Jedoch kann sich die Antragsgegnerin nicht auf § 15 I HGB berufen, wenn ihr die einzutragende Tatsache bekannt ist. Dies erfordert positive Kenntnis der einzutragenden Tatsache, eine fahrlässige Unkenntnis im Sinne eines Kennenmüssens reiche nicht aus. Weiterhin ist der Dritte auch nicht zu Nachforschungen verpflichtet.

Zudem, so das KG, ändert der Umstand, dass neben dem G noch der Dr. A als Geschäftsführer bestellt worden war, nichts an Gs Einzelvertretungsberechtigung. Ist eine besondere Vertretungsregelung die von den allgemeinen Regelungen abweicht vereinbart und eingetragen, wie vorliegend die Einzelvertretungsberechtigung, so muss diese auch explizit geändert werden, wenn sie nicht mehr gewollt ist. Der Fakt, dass neben dem G nun auch Dr. A Geschäftsführer werden sollte, ändere nichts an der Einzelvertretungsberechtigung des G. Demnach genügt es auch nicht, dass die Antragsgegnerin wusste, dass ein weiterer Geschäftsführer bestellt worden war, um § 15 I HGB auszuschließen.

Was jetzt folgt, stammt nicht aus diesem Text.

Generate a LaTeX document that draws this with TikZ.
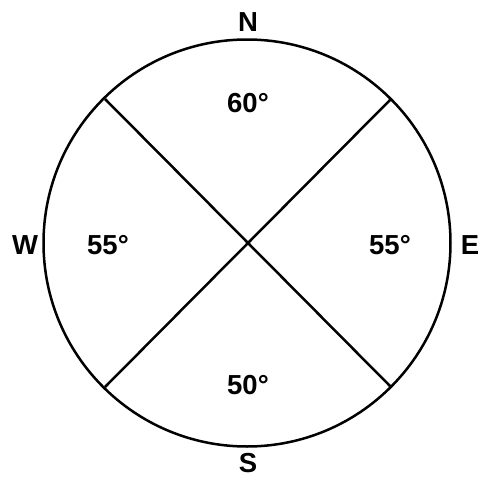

Praxishinweis | Kammergericht 9 W 50/19

Die negative Registerpublizität schützt auch Notare.

Die Kenntnis nach § 15 HGB setzt eine positive Kenntnis voraus, eine fahrlässiges Unkenntnis iSd Kennenmüssens genügt nicht.

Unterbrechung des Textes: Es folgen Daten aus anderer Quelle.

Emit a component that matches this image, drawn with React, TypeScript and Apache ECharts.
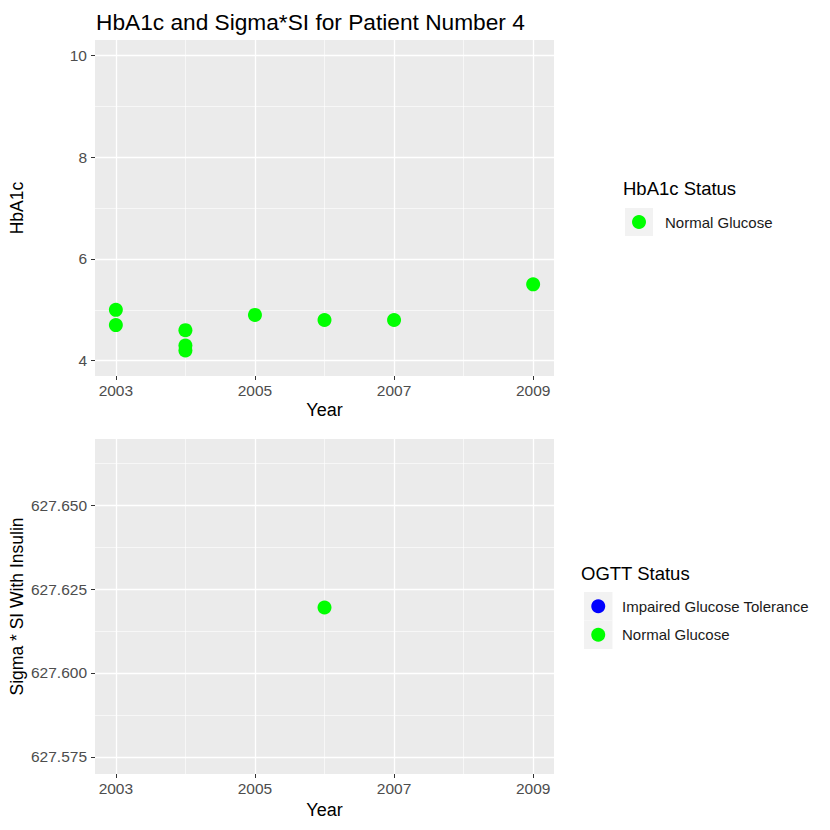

Insbesondere ist der Dritte nicht zu Nachforschungen verpflichtet.

Eine spezielle Vertretungsregelung wie eine Einzelvertretungsvollmacht muss immer explizit verändert oder widerrufen werden, das bloße Berufen eines weiteren Geschäftsführers genügt nicht, um die Einzelvertretungsvollmacht des ersten Geschäftsführers zu widerrufen.